I don't like this negativity. Pay and position doesn't necessarily reflect competence. I don't buy that the smartest engineers in the world are all working for big companies.
That's because people are obsessed with this idea of a one-size-fits-all great engineer.
A generally great engineer to a startup is somebody who can ship fast, make good enough decisions and trade offs, can think on their feet, and is a jack of all trades.
A generally great engineer to a big company is somebody who can work well with others, can follow process, can work within huge code bases and abstractions, and follow architectural best practices.
Google has brand recognition, and an enormous recruiting pipeline so they can hire one in 50 or 100 candidates.
They are better able to select for great candidates because they have more data and much more sophisticated system for identifying talent.
They pay very high salaries so they can retain top talent.
The average candidate that applies to Google is going to be a better than the average candidate that applies to a small/medium shop.
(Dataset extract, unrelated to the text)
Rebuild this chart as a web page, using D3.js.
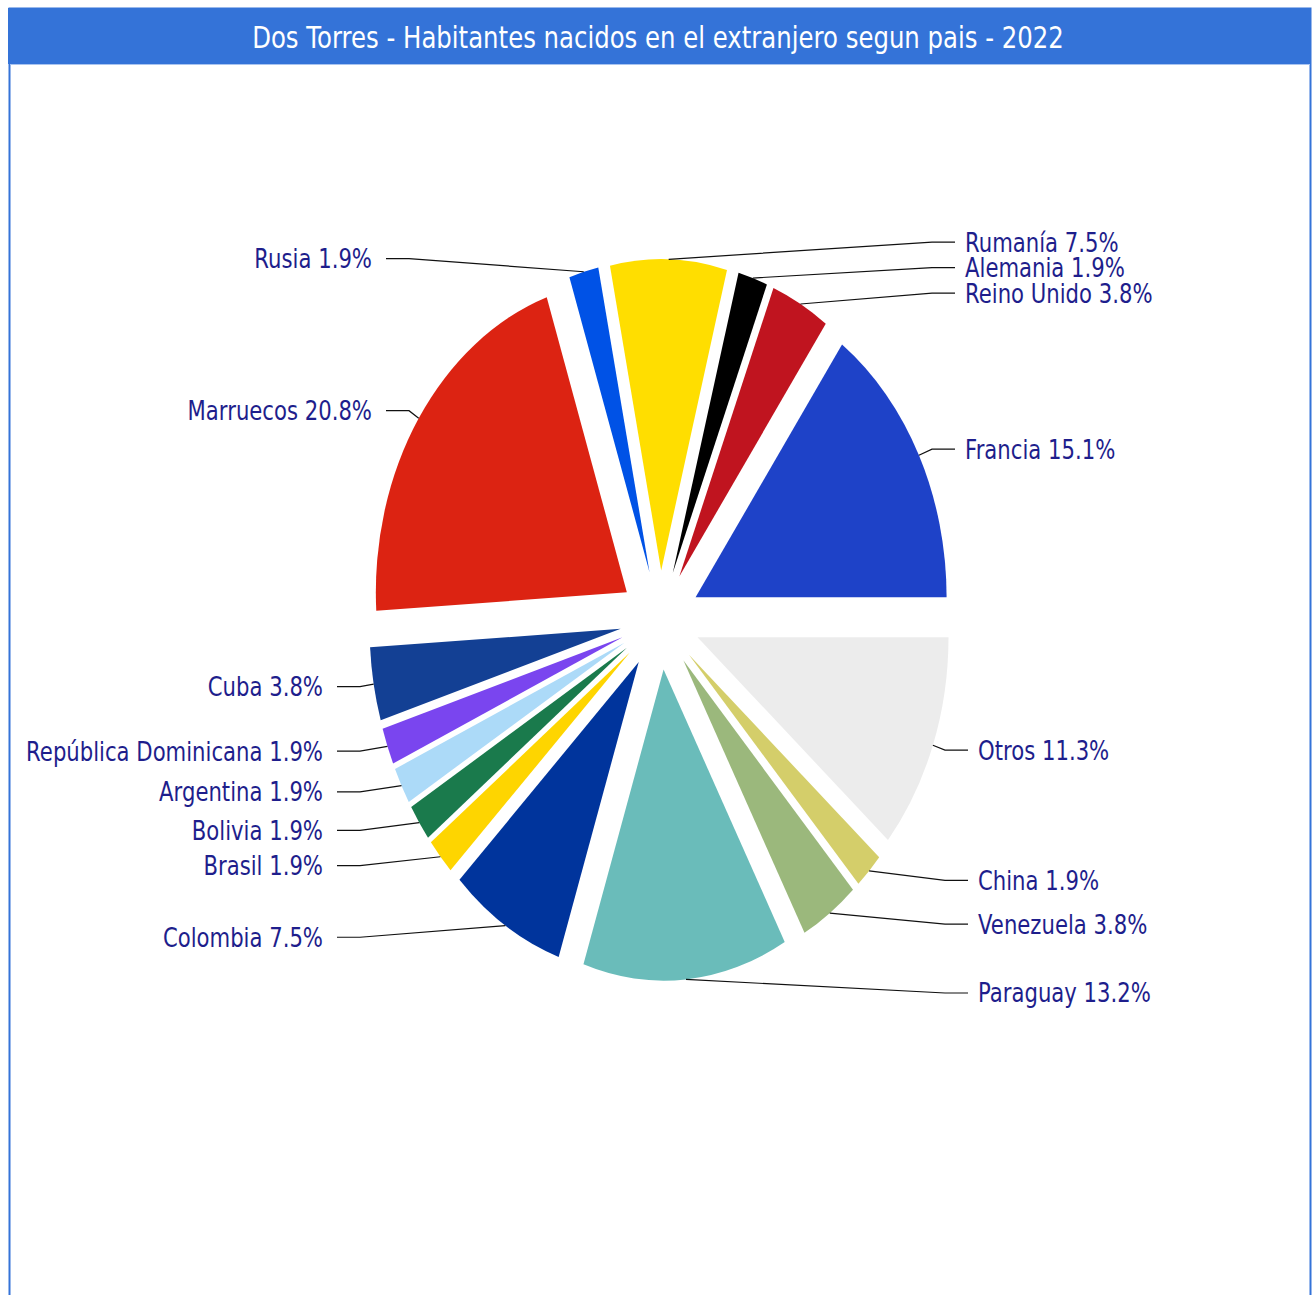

A small medium shop that tried this would be chronically and severely understaffed with a high turn over and would probably still fail at finding the best candidates.
If you are a small or medium sized shop and really need top level talent the best thing to do is probably just hire googlers and netflixers and pay them a market rate of 400-500k a year.
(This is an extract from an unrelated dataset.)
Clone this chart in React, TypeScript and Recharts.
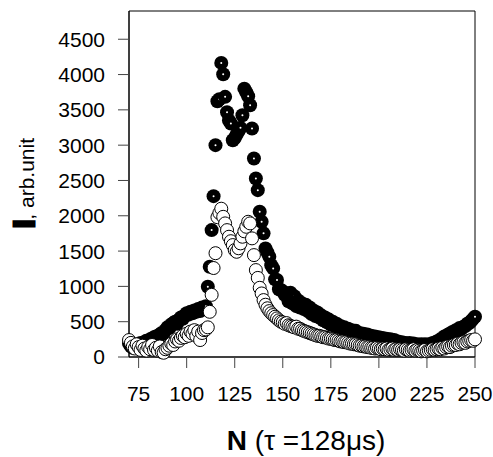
import { ScatterChart, Scatter, XAxis, YAxis, ReferenceArea } from "recharts";

// N = 70 .. 250, one point per channel
const N_FIRST = 70;

// filled (black) series
const filledValues = [
  190, 150, 130, 170, 140, 180, 200, 170, 210, 230,
  220, 250, 260, 280, 290, 270, 320, 340, 330, 380,
  420, 410, 460, 480, 500, 470, 530, 560, 540, 590,
  620, 600, 640, 620, 660, 640, 680, 650, 700, 690,
  720, 995, 1278, 1797, 2278, 3000, 3622, 3650, 4165, 4005,
  3684, 3467, 3350, 3307, 3070, 3100, 3150, 3200, 3245, 3424,
  3800, 3750, 3693, 3566, 3236, 2811, 2528, 2363, 2057, 1916,
  1751, 1538, 1480, 1419, 1300, 1255, 1100, 1090, 960, 948,
  930, 880, 900, 790, 910, 760, 860, 720, 800, 700,
  760, 680, 740, 650, 700, 610, 660, 580, 630, 560,
  590, 520, 560, 490, 530, 460, 500, 440, 470, 420,
  440, 400, 420, 370, 400, 350, 380, 340, 370, 320,
  340, 300, 330, 290, 320, 280, 300, 270, 290, 260,
  280, 250, 270, 240, 260, 230, 250, 220, 240, 210,
  220, 200, 210, 190, 200, 180, 200, 170, 190, 170,
  180, 160, 180, 150, 180, 160, 180, 170, 200, 190,
  220, 210, 250, 250, 290, 290, 320, 320, 350, 350,
  380, 370, 410, 400, 430, 440, 470, 480, 510, 540,
  570,
];

// open (white) series
const openValues = [
  240, 200, 150, 120, 180, 140, 100, 160, 120, 90,
  140, 110, 170, 100, 130, 90, 150, 70, 60, 110,
  130, 160, 190, 170, 220, 250, 230, 270, 300, 280,
  330, 300, 360, 330, 380, 300, 360, 240, 340, 380,
  390, 420, 640, 880, 1260, 1470, 1980, 2040, 2100, 1985,
  1892, 1797, 1703, 1640, 1585, 1514, 1490, 1540, 1609, 1703,
  1780, 1844, 1915, 1892, 1680, 1443, 1231, 1120, 980, 900,
  806, 740, 690, 650, 620, 594, 570, 547, 520, 500,
  490, 470, 480, 450, 440, 430, 420, 430, 400, 400,
  380, 370, 360, 350, 340, 330, 320, 310, 300, 300,
  290, 280, 280, 270, 260, 260, 250, 240, 240, 230,
  220, 220, 210, 210, 200, 190, 190, 180, 180, 170,
  160, 160, 150, 150, 140, 140, 130, 130, 120, 130,
  120, 110, 120, 110, 120, 100, 110, 120, 100, 110,
  100, 110, 100, 90, 110, 100, 90, 100, 110, 90,
  100, 90, 80, 90, 100, 80, 90, 100, 110, 100,
  110, 120, 110, 130, 120, 140, 150, 140, 160, 170,
  170, 190, 180, 200, 210, 200, 220, 230, 240, 230,
  250,
];

const xTicks = [75, 100, 125, 150, 175, 200, 225, 250];
const yTicks = [0, 500, 1000, 1500, 2000, 2500, 3000, 3500, 4000, 4500];

const filledData = filledValues.map((v, i) => ({ n: N_FIRST + i, v }));
const openData = openValues.map((v, i) => ({ n: N_FIRST + i, v }));

const FONT = "'Liberation Sans', Arial, sans-serif";

const FilledDot = (props: any) => (
  <g>
    <circle cx={props.cx} cy={props.cy} r={7} fill="#000" />
    <circle cx={props.cx} cy={props.cy} r={1} fill="#fff" />
  </g>
);

const OpenDot = (props: any) => (
  <circle cx={props.cx} cy={props.cy} r={6.5} fill="#fff" stroke="#000" strokeWidth={1} />
);

export default function App() {
  const tick = { fontSize: 21, fill: "#000", fontFamily: FONT };
  return (
    <div style={{ position: "absolute", left: 0, top: 0, width: 493, height: 457, background: "#fff" }}>
      <ScatterChart width={493} height={457} margin={{ top: 11, right: 18, bottom: 0, left: 0 }}>
        <XAxis
          type="number"
          dataKey="n"
          domain={[70, 250]}
          ticks={xTicks}
          height={100}
          tickSize={11}
          tickMargin={18}
          tick={tick}
          stroke="#000"
          tickLine={{ stroke: "#444" }}
        />
        <YAxis
          type="number"
          dataKey="v"
          domain={[0, 4900]}
          ticks={yTicks}
          width={129}
          tickSize={11}
          tickMargin={13}
          tick={tick}
          stroke="#000"
          tickLine={{ stroke: "#444" }}
        />
        <ReferenceArea x1={70} x2={250} y1={0} y2={4900} fill="none" stroke="#000" strokeWidth={1} />
        <Scatter data={filledData} shape={FilledDot} isAnimationActive={false} />
        <Scatter data={openData} shape={OpenDot} isAnimationActive={false} />
      </ScatterChart>
      <svg width={493} height={457} style={{ position: "absolute", left: 0, top: 0, pointerEvents: "none" }}>
        <text x={306} y={450} textAnchor="middle" fontSize={28} fontFamily={FONT} fill="#000">
          <tspan fontWeight="bold">N</tspan> (τ =128μs)
        </text>
        <text transform="translate(34,183) rotate(-90)" textAnchor="middle" fontFamily={FONT} fill="#000">
          <tspan fontWeight="bold" fontSize={30} stroke="#000" strokeWidth={3}>I</tspan>
          <tspan fontSize={21}>, arb.unit</tspan>
        </text>
      </svg>
    </div>
  );
}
But for most products it's not worth it because the end product wouldn't be materially different enough from an average developer building it to justify the cost.
Also most small to medium shops could improve engineering quality by taking the Netflix approach which is getting better at firing people, and compensate them for the lack of job security with cash.
Optimizing for the rarest of scenarios - that you're going to hire the bestest engineers in all the worlds - is silly and foolish.
It's not negative. It's pragmatic. If you even happen to just encounter one of those people (they're rare by definition) then do what you can to hire them, but the truth is that the vast majority of companies producing software wouldn't even know what to do with them if they could attract them.
Stable, predictable, performance has a ton of value too - and you get a lot of that from 'regular' developers.
A generally great engineer to a startup is somebody who can ship fast, make good enough decisions and trade offs, can think on their feet, and is a jack of all trades.
A generally great engineer to a big company is somebody who can work well with others, can follow process, can work within huge code bases and abstractions, and follow architectural best practices.
These two do not necessarily overlap.